Logging and print statements that track progress (like “Starting to fine tune model” or “Exiting this function”) behave differently in remote execution. Unlike local runs where these appear in real-time, remote testing collects all logs on the server and only displays them after test completion when control returns to the local machine. The expected output is still fully preserved - just delayed until the process finishes running.

Aside - Configuring Remote Execution For ARM (Apple Silicon)

Section titled “Aside - Configuring Remote Execution For ARM (Apple Silicon)”

Most cloud infrastructure (including NativeLink) runs on x86_64 processors, while Apple Silicon Macs use ARM64. Dependencies such as PyTorch are built for specified architectures and setting up Bazel to handle platform-specific dependencies is complex.

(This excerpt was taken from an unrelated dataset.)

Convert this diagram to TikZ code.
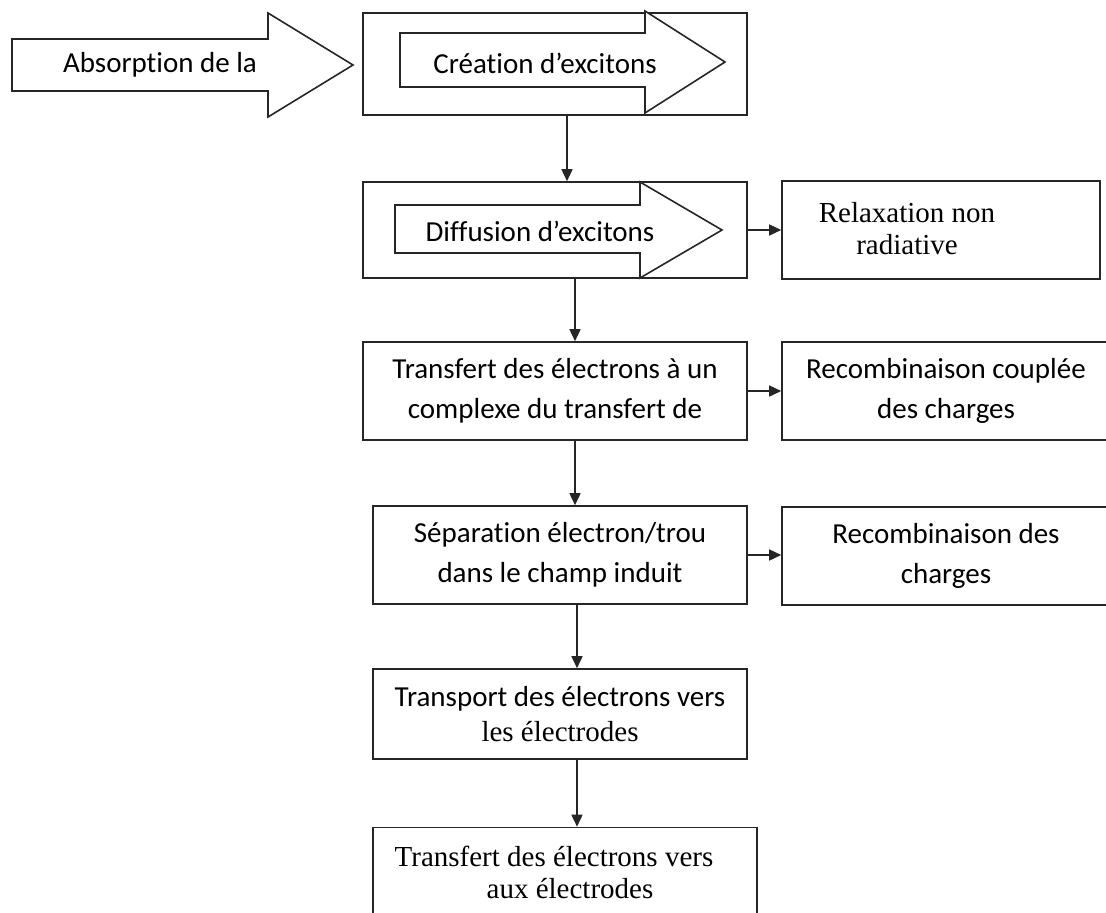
\documentclass[tikz,border=0pt]{standalone}
\usepackage{fontspec}
\setmainfont{Liberation Serif}
\newfontfamily\calfont[Ligatures=NoCommon,RawFeature=-calt]{Carlito}
\usetikzlibrary{arrows.meta}
\begin{document}
\begin{tikzpicture}[x=1pt,y=-1pt,
  line width=1.6pt,
  box/.style={draw=black!85, rectangle, inner sep=0pt, align=center},
  sanstxt/.style={font=\calfont\fontsize{29}{40}\selectfont, align=center, inner sep=0pt},
  seriftxt/.style={font=\fontsize{29}{32}\selectfont, align=center, inner sep=0pt},
  bigarrow/.style={draw=black!85, fill=white, line join=miter},
  arr/.style={draw=black!85, -{Triangle[length=12pt,width=11pt]}}]
\useasboundingbox (0,0) rectangle (1106,913);
\fill[white] (0,0) rectangle (1106,913);
\clip (0,0) rectangle (1106,913);

% Absorption arrow
\draw[bigarrow] (12,39) -- (268,39) -- (268,13) -- (353,65) -- (268,117) -- (268,91) -- (12,91) -- cycle;
\node[sanstxt] (abs) at (160,65) {Absorption de la};

% Box 1
\node[box, minimum width=384pt, minimum height=102pt] (b1) at (555,64) {};
\draw[bigarrow] (400,33) -- (645,33) -- (645,11) -- (725,62) -- (645,113) -- (645,87) -- (400,87) -- cycle;
\node[sanstxt] (t1) at (545,63) {Création d’excitons};

% Box 2
\node[box, minimum width=384pt, minimum height=96pt] (b2) at (555,230) {};
\draw[bigarrow] (395,205) -- (640,205) -- (640,182) -- (722,230) -- (640,278) -- (640,253) -- (395,253) -- cycle;
\node[sanstxt] (t2) at (540,231) {Diffusion d’excitons};

% Relaxation
\node[box, minimum width=318pt, minimum height=98pt] (relax) at (941,230) {};
\node[seriftxt] (relaxt) at (907,229) {Relaxation non\\radiative};

% Box 3
\node[box, sanstxt, draw=black!85, minimum width=384pt, minimum height=98pt] (b3) at (555,391)
  {Transfert des électrons à un\\complexe du transfert de};
\node[box, sanstxt, draw=black!85, minimum width=328pt, minimum height=98pt] (rc) at (946,391)
  {Recombinaison couplée\\des charges};

% Box 4
\node[box, sanstxt, draw=black!85, minimum width=374pt, minimum height=98pt] (b4) at (560,555)
  {Séparation électron/trou\\dans le champ induit};
\node[box, sanstxt, draw=black!85, minimum width=328pt, minimum height=98pt] (rd) at (946,556)
  {Recombinaison des\\charges};

% Box 5
\node[box, minimum width=374pt, minimum height=90pt, align=center, font=\fontsize{29}{35}\selectfont] (b5) at (560,714)
  {{\calfont Transport des électrons vers}\\les électrodes};

% Box 6
\node[box, minimum width=384pt, minimum height=113pt] (b6) at (565,884) {};
\node[seriftxt] (t6) at (554,872) {Transfert des électrons vers\\\hspace*{32pt}aux électrodes};

% connectors
\coordinate (xa) at (567,0);
\coordinate (xb) at (575,0);
\coordinate (xc) at (577,0);
\draw[arr] (b1.south -| xa) -- (b2.north -| xa);
\draw[arr] (b2.south -| xb) -- (b3.north -| xb);
\draw[arr] (b3.south -| xb) -- (b4.north -| xb);
\draw[arr] (b4.south -| xc) -- (b5.north -| xc);
\draw[arr] (b5.south -| xc) -- (b6.north -| xc);
\draw[arr] (b2.east) -- (relax.west |- b2.east);
\draw[arr] (b3.east) -- (rc.west |- b3.east);
\draw[arr] (b4.east) -- (rd.west |- b4.east);
\end{tikzpicture}
\end{document}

If you want to run this code and you only have a Mac, the simplest way would be to run this code via a cloud-based Linux VM (GCP/AWS). If you don’t want to use a cloud server, you could create a minimal docker container for x86_64 (FROM --platform=linux/amd64 ubuntu:22.04 with just curl and Bazelisk installed) with Rosetta enabled and run from your Mac’s terminal using this container. However, we highly recommend against this approach; the correct approach here would be to use toolchain transitions from a local mac platform to the remote Linux runner, but that’s outside of the scope of this article.

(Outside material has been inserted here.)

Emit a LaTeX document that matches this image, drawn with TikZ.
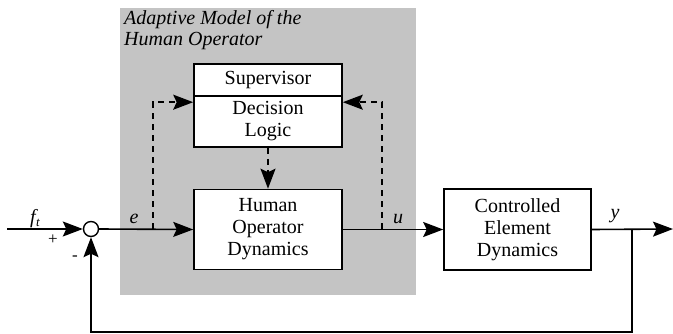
\documentclass[tikz,border=0pt]{standalone}
\usepackage{fontspec}
\setmainfont{Liberation Serif}
\usetikzlibrary{arrows.meta,calc}
\definecolor{bggray}{RGB}{196,196,196}
\tikzset{
  blk/.style={draw=black,line width=1.6pt,fill=white,inner sep=0pt,align=center,
    font=\rmfamily\fontsize{20}{22}\selectfont},
  conn/.style={line width=1.6pt,-{Stealth[length=20pt,width=15pt,inset=3.5pt]}},
  dconn/.style={line width=1.6pt,dash pattern=on 6pt off 5pt,-{Stealth[length=20pt,width=15pt,inset=3.5pt]}},
  lbl/.style={font=\rmfamily\fontsize{20}{22}\selectfont\itshape,inner sep=0pt},
  sgn/.style={font=\rmfamily\fontsize{17}{20}\selectfont,inner sep=0pt}
}
\begin{document}
\begin{tikzpicture}[x=1pt,y=-1pt]
\useasboundingbox (0,0) rectangle (673,334);
\fill[bggray] (120,8) rectangle (416,295);
\node[lbl,anchor=north west,align=left,font=\rmfamily\fontsize{20}{21.5}\selectfont\itshape] (title) at (124,10) {Adaptive Model of the\\Human Operator};
% blocks
\node[blk,minimum width=148pt,minimum height=32pt] (sup) at (268,80) {Supervisor};
\node[blk,minimum width=148pt,minimum height=51pt] (dec) at (268,121.5) {Decision\\Logic};
\node[blk,minimum width=148pt,minimum height=80pt] (hum) at (268,229.5) {Human\\Operator\\Dynamics};
\node[blk,minimum width=147pt,minimum height=81pt] (ctl) at (517.5,229.5) {Controlled\\Element\\Dynamics};
\node[draw,line width=1.4pt,fill=white,circle,minimum size=15pt,inner sep=0pt] (sum) at (91,229) {};
% coordinates
\coordinate (in) at (7,229);
\coordinate (out) at (673,229);
\coordinate (eb) at (153,229);
\coordinate (ub) at (382,229);
\coordinate (br) at (632,229);
\coordinate (fb) at (632,332);
\coordinate (decL) at ([yshift=-7pt]dec.north west);
\coordinate (decR) at ([yshift=-7pt]dec.north east);
% signal flow
\draw[conn] (in) -- (sum.west);
\draw[conn] (sum.east) -- (hum.west);
\draw[conn] (hum.east) -- (ctl.west);
\draw[conn] (ctl.east) -- (out);
\draw[conn] (br) -- (fb) -| (sum.south);
% dashed supervision
\draw[dconn] (eb) |- (decL);
\draw[dconn] (ub) |- (decR);
\draw[dconn] (dec.south) -- (hum.north);
% labels
\node[lbl,anchor=base] (ft) at (35,224) {f\kern0.5pt\raisebox{-3pt}{\fontsize{13}{14}\selectfont t}};
\node[sgn] (plus) at (53,240) {+};
\node[sgn] (minus) at (75,258) {-};
\node[lbl,anchor=base] (elbl) at (134,224) {e};
\node[lbl,anchor=base] (ulbl) at (398,224) {u};
\node[lbl,anchor=base] (ylbl) at (615,219) {y};
\end{tikzpicture}
\end{document}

Section titled “The NativeLink Difference”

To demonstrate NativeLink’s efficacy, consistency, and reliability, we ran the same fine-tuning job on the CPU of an M1 Pro MacBook Pro, the free version of Google Colab on CPU, and NativeLink, which is free and open-source. We executed the fine-tuning task 5 times and this is what we observed:

1. The Mac: the quickest run took 18 minutes while the slowest/longest took 20 minutes

2. Free version of Google Colab: the quickest run took 10 minutes while the slowest/longest took 20 minutes. The execution time was widely varied. We suspect varying traffic on Google’s servers and how Colab allocates its compute resources played a part in this variability.

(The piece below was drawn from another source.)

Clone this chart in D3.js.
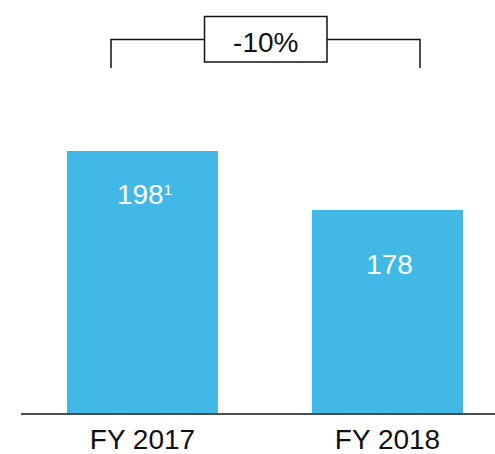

3. Free NativeLink: the quickest run took 4 minutes of compute time while the slowest/longest took 6 minutes. NativeLink Cloud provided the quickest execution times by far.

Model Fine-Tuning Times

Conclusion: Optimizing AI Development Through Resource Efficiency

Section titled “Conclusion: Optimizing AI Development Through Resource Efficiency”

As demonstrated through this tutorial, the integration of Bazel’s repository management, NativeLink’s CPU-optimized remote execution, and Hugging Face’s transformers library creates a development ecosystem that prioritizes computational efficiency over raw processing power. This approach addresses several critical challenges facing modern AI teams:

1. Resource Optimization: By leveraging NativeLink’s intelligent scheduling and optimization on CPU infrastructure, teams can achieve impressive fine-tuning results without the capital expenditure of specialized GPU/TPU hardware.
2. Strategic Advantage: This CPU-focused approach provides a competitive edge through efficient resource utilization, enabling teams to allocate budget toward innovation rather than hardware acquisition.
3. Sustainable Scaling: As models grow in size and complexity, the ability to efficiently distribute workloads across existing CPU infrastructure provides a more sustainable path to scale than continuously upgrading to the latest accelerators.

For forward-thinking AI teams, this infrastructure stack represents a shift from the “bigger is better” hardware arms race toward thoughtful resource utilization. The competitive advantage increasingly belongs to those who can extract maximum value from available compute rather than those who deploy more powerful hardware.

The journey from experimental AI projects to production-grade systems demands both technical sophistication and resource awareness. By adopting this CPU-optimized approach with Bazel and NativeLink, your team can focus less on infrastructure limitations and more on the creative potential of fine-tuned models—developing applications that deliver genuine value while maintaining computational efficiency.